**INSTRUCTION**
Write out the records beneath this line exactly as they appear, minus any images.
---+---
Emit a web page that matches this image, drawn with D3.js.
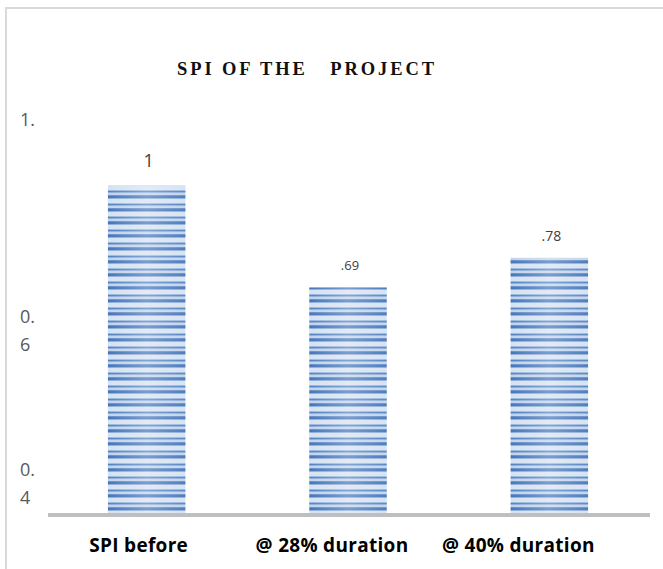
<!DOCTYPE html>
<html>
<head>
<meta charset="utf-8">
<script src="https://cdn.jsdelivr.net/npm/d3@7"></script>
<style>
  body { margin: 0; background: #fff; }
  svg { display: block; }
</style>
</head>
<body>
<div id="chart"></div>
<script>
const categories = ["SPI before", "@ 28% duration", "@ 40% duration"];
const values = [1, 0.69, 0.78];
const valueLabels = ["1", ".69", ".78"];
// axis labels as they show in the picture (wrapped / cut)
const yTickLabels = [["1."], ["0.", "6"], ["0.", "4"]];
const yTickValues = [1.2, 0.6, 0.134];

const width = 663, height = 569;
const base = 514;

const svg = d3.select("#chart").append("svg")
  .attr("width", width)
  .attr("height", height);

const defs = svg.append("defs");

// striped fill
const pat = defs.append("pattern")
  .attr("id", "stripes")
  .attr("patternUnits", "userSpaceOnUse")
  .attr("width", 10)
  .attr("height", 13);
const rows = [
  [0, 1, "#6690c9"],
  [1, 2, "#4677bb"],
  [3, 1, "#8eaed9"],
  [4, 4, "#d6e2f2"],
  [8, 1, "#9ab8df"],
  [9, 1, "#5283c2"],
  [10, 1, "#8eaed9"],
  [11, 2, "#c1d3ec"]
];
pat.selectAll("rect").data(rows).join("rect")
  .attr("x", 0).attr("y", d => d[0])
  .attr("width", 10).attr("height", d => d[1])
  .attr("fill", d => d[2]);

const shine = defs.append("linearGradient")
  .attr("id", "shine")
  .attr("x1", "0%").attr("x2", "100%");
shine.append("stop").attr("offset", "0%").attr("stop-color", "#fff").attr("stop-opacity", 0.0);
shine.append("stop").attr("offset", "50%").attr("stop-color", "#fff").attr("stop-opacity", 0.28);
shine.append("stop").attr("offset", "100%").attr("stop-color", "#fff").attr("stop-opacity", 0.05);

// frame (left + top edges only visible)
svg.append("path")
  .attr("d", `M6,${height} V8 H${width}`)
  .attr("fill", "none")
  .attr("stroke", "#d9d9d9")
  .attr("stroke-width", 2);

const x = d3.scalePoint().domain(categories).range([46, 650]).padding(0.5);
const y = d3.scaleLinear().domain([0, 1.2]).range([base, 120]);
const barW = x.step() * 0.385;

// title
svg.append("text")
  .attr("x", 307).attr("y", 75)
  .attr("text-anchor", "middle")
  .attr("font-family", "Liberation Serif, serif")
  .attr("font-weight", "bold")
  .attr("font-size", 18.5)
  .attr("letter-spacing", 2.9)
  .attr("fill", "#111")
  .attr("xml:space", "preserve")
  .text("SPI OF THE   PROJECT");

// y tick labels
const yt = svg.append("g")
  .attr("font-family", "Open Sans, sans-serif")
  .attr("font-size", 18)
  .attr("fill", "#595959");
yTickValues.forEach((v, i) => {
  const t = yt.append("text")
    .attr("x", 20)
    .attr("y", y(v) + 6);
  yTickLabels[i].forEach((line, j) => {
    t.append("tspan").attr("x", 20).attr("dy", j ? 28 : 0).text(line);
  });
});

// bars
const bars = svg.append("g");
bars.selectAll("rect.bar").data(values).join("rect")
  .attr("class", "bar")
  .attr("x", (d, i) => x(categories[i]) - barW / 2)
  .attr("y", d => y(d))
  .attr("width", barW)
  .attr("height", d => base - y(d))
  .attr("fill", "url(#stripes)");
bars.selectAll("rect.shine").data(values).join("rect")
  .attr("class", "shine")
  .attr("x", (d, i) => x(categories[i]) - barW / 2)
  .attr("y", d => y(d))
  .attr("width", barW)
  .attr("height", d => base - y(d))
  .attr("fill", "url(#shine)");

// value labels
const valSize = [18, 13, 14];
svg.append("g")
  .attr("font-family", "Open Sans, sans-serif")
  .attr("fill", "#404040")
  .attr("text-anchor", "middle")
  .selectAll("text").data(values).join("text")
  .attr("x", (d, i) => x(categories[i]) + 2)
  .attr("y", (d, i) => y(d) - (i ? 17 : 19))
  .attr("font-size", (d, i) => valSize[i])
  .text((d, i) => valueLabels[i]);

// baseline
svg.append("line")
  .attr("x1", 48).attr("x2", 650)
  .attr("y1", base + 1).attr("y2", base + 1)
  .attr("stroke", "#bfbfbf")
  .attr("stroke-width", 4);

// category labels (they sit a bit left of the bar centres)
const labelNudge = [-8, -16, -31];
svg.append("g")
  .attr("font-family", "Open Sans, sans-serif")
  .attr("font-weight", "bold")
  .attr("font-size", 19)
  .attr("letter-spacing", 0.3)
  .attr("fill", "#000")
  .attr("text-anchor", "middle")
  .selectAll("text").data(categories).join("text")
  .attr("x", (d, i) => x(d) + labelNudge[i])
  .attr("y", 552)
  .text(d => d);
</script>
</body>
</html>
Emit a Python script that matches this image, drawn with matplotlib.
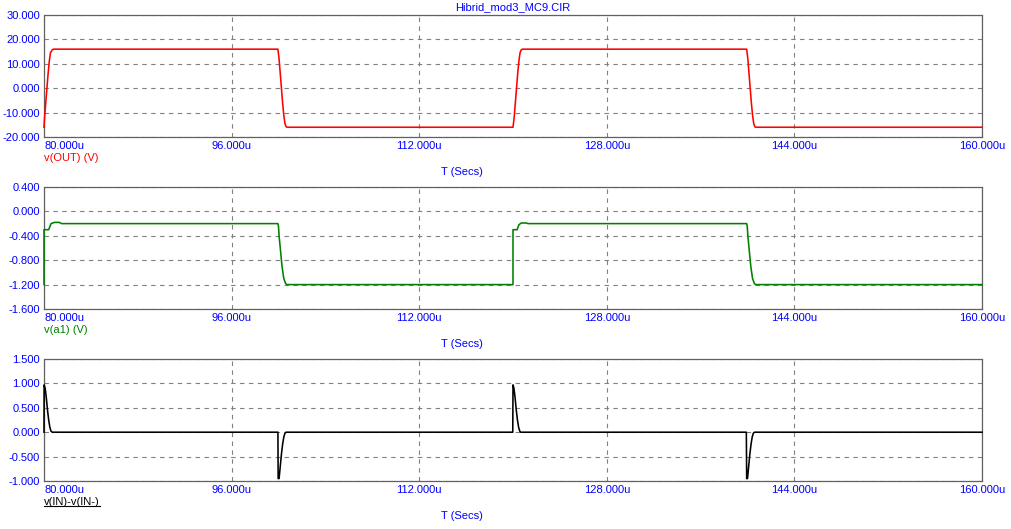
---+---
**RESULT BELOW**
Emit a web page that matches this image, drawn with D3.js.
<!DOCTYPE html>
<html>
<head>
<meta charset="utf-8">
<script src="https://cdn.jsdelivr.net/npm/d3@7"></script>
<style>
  body { margin: 0; background: #fff; }
  svg { display: block; }
</style>
</head>
<body>
<div id="chart"></div>
<script>
const categories = ["SPI before", "@ 28% duration", "@ 40% duration"];
const values = [1, 0.69, 0.78];
const valueLabels = ["1", ".69", ".78"];
// axis labels as they show in the picture (wrapped / cut)
const yTickLabels = [["1."], ["0.", "6"], ["0.", "4"]];
const yTickValues = [1.2, 0.6, 0.134];

const width = 663, height = 569;
const base = 514;

const svg = d3.select("#chart").append("svg")
  .attr("width", width)
  .attr("height", height);

const defs = svg.append("defs");

// striped fill
const pat = defs.append("pattern")
  .attr("id", "stripes")
  .attr("patternUnits", "userSpaceOnUse")
  .attr("width", 10)
  .attr("height", 13);
const rows = [
  [0, 1, "#6690c9"],
  [1, 2, "#4677bb"],
  [3, 1, "#8eaed9"],
  [4, 4, "#d6e2f2"],
  [8, 1, "#9ab8df"],
  [9, 1, "#5283c2"],
  [10, 1, "#8eaed9"],
  [11, 2, "#c1d3ec"]
];
pat.selectAll("rect").data(rows).join("rect")
  .attr("x", 0).attr("y", d => d[0])
  .attr("width", 10).attr("height", d => d[1])
  .attr("fill", d => d[2]);

const shine = defs.append("linearGradient")
  .attr("id", "shine")
  .attr("x1", "0%").attr("x2", "100%");
shine.append("stop").attr("offset", "0%").attr("stop-color", "#fff").attr("stop-opacity", 0.0);
shine.append("stop").attr("offset", "50%").attr("stop-color", "#fff").attr("stop-opacity", 0.28);
shine.append("stop").attr("offset", "100%").attr("stop-color", "#fff").attr("stop-opacity", 0.05);

// frame (left + top edges only visible)
svg.append("path")
  .attr("d", `M6,${height} V8 H${width}`)
  .attr("fill", "none")
  .attr("stroke", "#d9d9d9")
  .attr("stroke-width", 2);

const x = d3.scalePoint().domain(categories).range([46, 650]).padding(0.5);
const y = d3.scaleLinear().domain([0, 1.2]).range([base, 120]);
const barW = x.step() * 0.385;

// title
svg.append("text")
  .attr("x", 307).attr("y", 75)
  .attr("text-anchor", "middle")
  .attr("font-family", "Liberation Serif, serif")
  .attr("font-weight", "bold")
  .attr("font-size", 18.5)
  .attr("letter-spacing", 2.9)
  .attr("fill", "#111")
  .attr("xml:space", "preserve")
  .text("SPI OF THE   PROJECT");

// y tick labels
const yt = svg.append("g")
  .attr("font-family", "Open Sans, sans-serif")
  .attr("font-size", 18)
  .attr("fill", "#595959");
yTickValues.forEach((v, i) => {
  const t = yt.append("text")
    .attr("x", 20)
    .attr("y", y(v) + 6);
  yTickLabels[i].forEach((line, j) => {
    t.append("tspan").attr("x", 20).attr("dy", j ? 28 : 0).text(line);
  });
});

// bars
const bars = svg.append("g");
bars.selectAll("rect.bar").data(values).join("rect")
  .attr("class", "bar")
  .attr("x", (d, i) => x(categories[i]) - barW / 2)
  .attr("y", d => y(d))
  .attr("width", barW)
  .attr("height", d => base - y(d))
  .attr("fill", "url(#stripes)");
bars.selectAll("rect.shine").data(values).join("rect")
  .attr("class", "shine")
  .attr("x", (d, i) => x(categories[i]) - barW / 2)
  .attr("y", d => y(d))
  .attr("width", barW)
  .attr("height", d => base - y(d))
  .attr("fill", "url(#shine)");

// value labels
const valSize = [18, 13, 14];
svg.append("g")
  .attr("font-family", "Open Sans, sans-serif")
  .attr("fill", "#404040")
  .attr("text-anchor", "middle")
  .selectAll("text").data(values).join("text")
  .attr("x", (d, i) => x(categories[i]) + 2)
  .attr("y", (d, i) => y(d) - (i ? 17 : 19))
  .attr("font-size", (d, i) => valSize[i])
  .text((d, i) => valueLabels[i]);

// baseline
svg.append("line")
  .attr("x1", 48).attr("x2", 650)
  .attr("y1", base + 1).attr("y2", base + 1)
  .attr("stroke", "#bfbfbf")
  .attr("stroke-width", 4);

// category labels (they sit a bit left of the bar centres)
const labelNudge = [-8, -16, -31];
svg.append("g")
  .attr("font-family", "Open Sans, sans-serif")
  .attr("font-weight", "bold")
  .attr("font-size", 19)
  .attr("letter-spacing", 0.3)
  .attr("fill", "#000")
  .attr("text-anchor", "middle")
  .selectAll("text").data(categories).join("text")
  .attr("x", (d, i) => x(d) + labelNudge[i])
  .attr("y", 552)
  .text(d => d);
</script>
</body>
</html>
Emit a Python script that matches this image, drawn with matplotlib.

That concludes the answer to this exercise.